Greek resistance member during WWII

Iro Konstantopoulou (Ηρώ Κωνσταντοπούλου /el/; 1927–1944) was a member of the Greek resistance during World War II. She worked with the resistance in Greece to oppose the Axis occupation of the country for three years before being captured, tortured, and executed in September 1944.

== Biography ==
Konstantopoulou was born into a wealthy Greek family in 1927. She was 13 when the Axis powers invaded and occupied Greece during the Second World War. Iro joined the United Panhellenic Organization of Youth, a Greek resistance movement, in which she worked to steal messages and monitor troop movements. She was caught performing these activities, but was able to avoid punishment due to her father bribing local authorities.

In early 1944 Iro was involved in a successful resistance operation to blow up a train carrying ammunition; soon after, a double agent working within the Greek resistance revealed her identity to the German occupational forces.

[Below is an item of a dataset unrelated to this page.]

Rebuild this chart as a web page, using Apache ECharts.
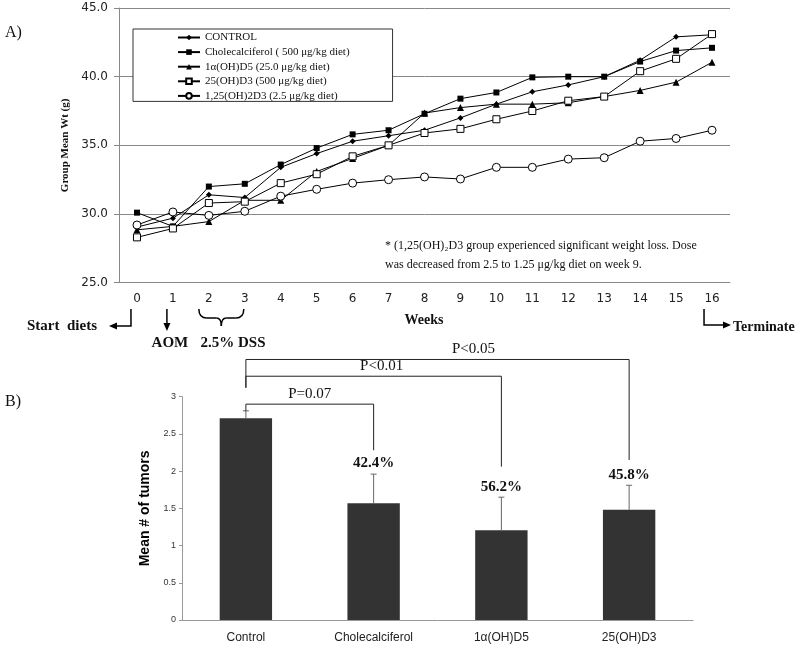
<!DOCTYPE html>
<html><head><meta charset="utf-8">
<script src="https://cdn.jsdelivr.net/npm/echarts@6/dist/echarts.min.js"></script>
<style>html,body{margin:0;padding:0;background:#fff}#c{width:800px;height:651px}</style>
</head><body><div id="c"></div>
<script>
// ---------- Panel A data ----------
const weeks = ['0','1','2','3','4','5','6','7','8','9','10','11','12','13','14','15','16'];
const seriesNames = ['CONTROL','Cholecalciferol ( 500 μg/kg diet)','1α(OH)D5 (25.0 μg/kg diet)','25(OH)D3 (500 μg/kg diet)','1,25(OH)2D3 (2.5 μg/kg diet)'];
const control   = [29.05, 29.7, 31.4, 31.2, 33.4, 34.4, 35.3, 35.7, 36.1, 37.0, 38.0, 38.9, 39.4, 40.0, 41.2, 42.9, 43.05];
const cholecal  = [30.1, 29.1, 32.0, 32.2, 33.6, 34.8, 35.8, 36.1, 37.3, 38.4, 38.85, 39.95, 40.0, 40.0, 41.1, 41.9, 42.1];
const oneAlphaD5= [28.85, 29.1, 29.45, 31.0, 31.0, 33.1, 34.05, 35.0, 37.35, 37.75, 38.0, 38.0, 38.1, 38.55, 39.0, 39.6, 41.05];
const ohD3      = [28.3, 28.95, 30.8, 30.9, 32.25, 32.9, 34.2, 35.0, 35.9, 36.2, 36.9, 37.5, 38.25, 38.55, 40.4, 41.3, 43.1];
const dihydD3   = [29.2, 30.15, 29.9, 30.2, 31.3, 31.8, 32.25, 32.5, 32.7, 32.55, 33.4, 33.4, 34.0, 34.1, 35.3, 35.5, 36.1];
const yMinA = 25, yMaxA = 45, yStepA = 5;

// ---------- Panel B data ----------
const barCategories = ['Control','Cholecalciferol','1α(OH)D5','25(OH)D3'];
const barMeans  = [2.71, 1.57, 1.205, 1.48];
const barErrors = [0.10, 0.39, 0.445, 0.33];
const pctLabels = ['', '42.4%', '56.2%', '45.8%'];
const pValues   = ['P=0.07', 'P<0.01', 'P<0.05'];
const bracketTargets   = [1, 2, 3];
const bracketHeights   = [2.90, 3.275, 3.50];
const bracketRightEnds = [2.28, 2.06, 2.15];
const bracketLeftEnds  = [2.81, 3.12, 3.12];
const yMinB = 0, yMaxB = 3, yStepB = 0.5;

// ---------- styles ----------
const serif = "'Liberation Serif','Times New Roman',serif";
const sans = "'DejaVu Sans',Verdana,sans-serif";
const arial = "'Liberation Sans',Arial,sans-serif";
const pLabelShift = [0, 8, 36];

const symbols = [
  {symbol:'diamond', size:6, fill:'#000'},
  {symbol:'rect', size:6, fill:'#000'},
  {symbol:'triangle', size:7, fill:'#000'},
  {symbol:'rect', size:7, fill:'#fff'},
  {symbol:'circle', size:8, fill:'#fff'}
];
const lineData = [control, cholecal, oneAlphaD5, ohD3, dihydD3];

const chart = echarts.init(document.getElementById('c'), null, {renderer:'canvas'});

const lineSeries = lineData.map((d, i) => ({
  name: seriesNames[i], type: 'line', xAxisIndex: 0, yAxisIndex: 0,
  data: d, symbol: symbols[i].symbol, symbolSize: symbols[i].size,
  lineStyle: {color:'#000', width:1},
  itemStyle: {color: symbols[i].fill, borderColor:'#000', borderWidth: symbols[i].fill === '#fff' ? 1 : 0},
  emphasis: {disabled:true}, animation:false, z: 3
}));

const option = {
  animation: false,
  backgroundColor: '#fff',
  grid: [
    {left:119, top:8, width:611, height:274.7},
    {left:182, top:396.7, width:511, height:223.3}
  ],
  legend: {
    data: seriesNames, orient:'vertical', left:133, top:29,
    backgroundColor:'#fff', borderColor:'#333', borderWidth:1,
    padding:[3, 43, 0, 44], itemGap:3.6, itemWidth:22, itemHeight:7,
    textStyle:{fontFamily:serif, fontSize:11, color:'#111', lineHeight:11},
    selectedMode:false, z: 10
  },
  xAxis: [
    {type:'category', gridIndex:0, data:weeks, boundaryGap:true,
     axisLine:{lineStyle:{color:'#888', width:1}},
     axisTick:{length:4, lineStyle:{color:'#888'}},
     axisLabel:{fontFamily:sans, fontSize:12, color:'#222', margin:10}},
    {type:'category', gridIndex:1, data:barCategories, boundaryGap:true,
     axisLine:{lineStyle:{color:'#999', width:1}},
     axisTick:{length:4, lineStyle:{color:'#999'}},
     axisLabel:{fontFamily:arial, fontSize:12, color:'#222', margin:12}}
  ],
  yAxis: [
    {type:'value', gridIndex:0, min:yMinA, max:yMaxA, interval:yStepA,
     name:'Group Mean Wt (g)', nameLocation:'middle', nameGap:41, nameRotate:90,
     nameTextStyle:{fontFamily:serif, fontSize:11, fontWeight:'bold', color:'#111'},
     axisLine:{show:true, lineStyle:{color:'#888'}},
     axisTick:{show:true, length:5, lineStyle:{color:'#888'}},
     splitLine:{show:true, lineStyle:{color:'#888', width:1}},
     axisLabel:{fontFamily:sans, fontSize:12, color:'#222', margin:11, formatter: v => v.toFixed(1)}},
    {type:'value', gridIndex:1, min:yMinB, max:yMaxB, interval:yStepB,
     name:'Mean # of tumors', nameLocation:'middle', nameGap:18, nameRotate:90,
     nameTextStyle:{fontFamily:arial, fontSize:14, fontWeight:'bold', color:'#000'},
     axisLine:{show:true, lineStyle:{color:'#999'}},
     axisTick:{show:true, length:3, lineStyle:{color:'#999'}},
     splitLine:{show:false},
     axisLabel:{fontFamily:arial, fontSize:9, color:'#333', margin:6}}
  ],
  series: lineSeries.concat([
    {type:'bar', xAxisIndex:1, yAxisIndex:1, data:barMeans, barWidth:'41%',
     itemStyle:{color:'#333'}, emphasis:{disabled:true}, silent:true},
    {type:'custom', xAxisIndex:1, yAxisIndex:1, silent:true, z:5,
     data: barMeans.map((m, i) => [i, m, barErrors[i]]),
     encode:{x:0, y:1},
     renderItem: function(params, api) {
       const i = api.value(0), m = api.value(1), e = api.value(2);
       const p0 = api.coord([i, m]), p1 = api.coord([i, m + e]);
       const children = [
         {type:'line', shape:{x1:p0[0], y1:p0[1], x2:p1[0], y2:p1[1]}, style:{stroke:'#666', lineWidth:1}},
         {type:'line', shape:{x1:p1[0]-3, y1:p1[1], x2:p1[0]+3, y2:p1[1]}, style:{stroke:'#666', lineWidth:1}}
       ];
       if (pctLabels[i]) {
         children.push({type:'text', style:{text:pctLabels[i], x:p1[0], y:p1[1]-3,
           textAlign:'center', textVerticalAlign:'bottom',
           font:'bold 15px ' + serif, fill:'#111'}});
       }
       return {type:'group', children};
     }},
    {type:'custom', xAxisIndex:1, yAxisIndex:1, silent:true, z:5, clip:false,
     data: bracketTargets.map((t, i) => [t, bracketHeights[i], bracketRightEnds[i], bracketLeftEnds[i], i]),
     encode:{x:0, y:1},
     renderItem: function(params, api) {
       const t = api.value(0), h = api.value(1), re = api.value(2), le = api.value(3), k = api.value(4);
       const a = api.coord([0, h]), b = api.coord([t, h]);
       const rb = api.coord([t, re]), lb = api.coord([0, le]);
       return {type:'group', children:[
         {type:'polyline', shape:{points:[[lb[0], lb[1]], [a[0], a[1]], [b[0], b[1]], [rb[0], rb[1]]]},
          style:{stroke:'#222', lineWidth:1, fill:null}},
         {type:'text', style:{text:pValues[k], x:(a[0]+b[0])/2 + pLabelShift[k], y:a[1]-3,
          textAlign:'center', textVerticalAlign:'bottom', font:'15px ' + serif, fill:'#111'}}
       ]};
     }}
  ])
};
chart.setOption(option);

// ---------- annotations anchored to axes ----------
const wx = i => chart.convertToPixel({xAxisIndex:0}, i);
const yTop = 309;
const x0 = wx(0) - 6, x1 = wx(1) - 6, x2 = wx(2) - 10, x3 = wx(3) - 1, x16 = wx(16) - 8;
const xm = (x2 + x3) / 2;
const bold15 = 'bold 15px ' + serif;
const stk = {stroke:'#000', lineWidth:1.5, fill:null};
const graphics = [
  {type:'text', x:5, y:33, style:{text:'A)', font:'16px ' + serif, fill:'#111', textVerticalAlign:'middle'}},
  {type:'text', x:5, y:402, style:{text:'B)', font:'16px ' + serif, fill:'#111', textVerticalAlign:'middle'}},
  {type:'text', x:385, y:246, style:{text:'* (1,25(OH)₂D3 group experienced significant weight loss. Dose', font:'12px ' + serif, fill:'#111', textVerticalAlign:'middle'}},
  {type:'text', x:385, y:265, style:{text:'was decreased from 2.5 to 1.25 μg/kg diet on week 9.', font:'12px ' + serif, fill:'#111', textVerticalAlign:'middle'}},
  {type:'text', x:424, y:320, style:{text:'Weeks', font:'bold 14px ' + serif, fill:'#111', textAlign:'center', textVerticalAlign:'middle'}},
  // start diets
  {type:'polyline', shape:{points:[[x0, yTop], [x0, 326], [116, 326]]}, style:stk},
  {type:'polygon', shape:{points:[[109, 326], [117, 322.5], [117, 329.5]]}, style:{fill:'#000'}},
  {type:'text', x:27, y:326, style:{text:'Start  diets', font:bold15, fill:'#111', textVerticalAlign:'middle'}},
  // AOM
  {type:'line', shape:{x1:x1, y1:yTop, x2:x1, y2:324}, style:{stroke:'#000', lineWidth:1.5}},
  {type:'polygon', shape:{points:[[x1, 331], [x1-3.5, 323], [x1+3.5, 323]]}, style:{fill:'#000'}},
  {type:'text', x:x1 + 3, y:343, style:{text:'AOM', font:bold15, fill:'#111', textAlign:'center', textVerticalAlign:'middle'}},
  // DSS brace
  {type:'bezierCurve', shape:{x1:x2, y1:yTop, x2:x2+8, y2:318, cpx1:x2, cpy1:318}, style:stk},
  {type:'line', shape:{x1:x2+8, y1:318, x2:xm-5, y2:318}, style:stk},
  {type:'bezierCurve', shape:{x1:xm-5, y1:318, x2:xm, y2:326, cpx1:xm, cpy1:318}, style:stk},
  {type:'bezierCurve', shape:{x1:xm, y1:326, x2:xm+5, y2:318, cpx1:xm, cpy1:318}, style:stk},
  {type:'line', shape:{x1:xm+5, y1:318, x2:x3-8, y2:318}, style:stk},
  {type:'bezierCurve', shape:{x1:x3-8, y1:318, x2:x3, y2:yTop, cpx1:x3, cpy1:318}, style:stk},
  {type:'text', x:233, y:343, style:{text:'2.5% DSS', font:bold15, fill:'#111', textAlign:'center', textVerticalAlign:'middle'}},
  // terminate
  {type:'polyline', shape:{points:[[x16, yTop], [x16, 325], [724, 325]]}, style:stk},
  {type:'polygon', shape:{points:[[731, 325], [723, 321.5], [723, 328.5]]}, style:{fill:'#000'}},
  {type:'text', x:733, y:327, style:{text:'Terminate', font:'bold 14px ' + serif, fill:'#111', textVerticalAlign:'middle'}}
];
chart.setOption({graphic: graphics});
</script></body></html>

Iro was arrested on her way home from high school on 31 July 1944; according to one source, she had finished her final high school exams that morning. She was subjected to several days of torture, but refused to divulge the names of her fellow resistance members. As a German speaker, Iro was noted as having been able to insult her captors in their own language. Following her interrogation, she was transported to the Haidari concentration camp just outside of Athens where she was held with many other members of the resistance including resistance leader Lela Karagianni. Iro and 49 other members of the resistance were executed at the camp by firing squad on 5 September 1944, just 37 days before the German occupying forces left Athens under the pressure of Greek resistance and prior to the landing of a combined force of British and regular Greek army units.

It is said that on the morning of her execution, as she was being taken by camp guards, Lela Karagianni (who would be executed 3 days later) told her proudly, "Well done, my Iro. This is how Greek women die." («Μπράβο, Ηρώ μου. Έτσι πεθαίνουν οι Ελληνίδες.»). Many sources also report that Iro's body was shot 17 times, one bullet for each year of her life, as a warning to other members of the resistance.

=== Legacy ===
Konstantopoulou's actions during the war were commemorated by a statue of a young girl in Terpsithea Square in Piraeus. In 1981, Iro's life was depicted in the Greek film 17 Bullets for an Angel: The True Story of Hero Konstantopoulou.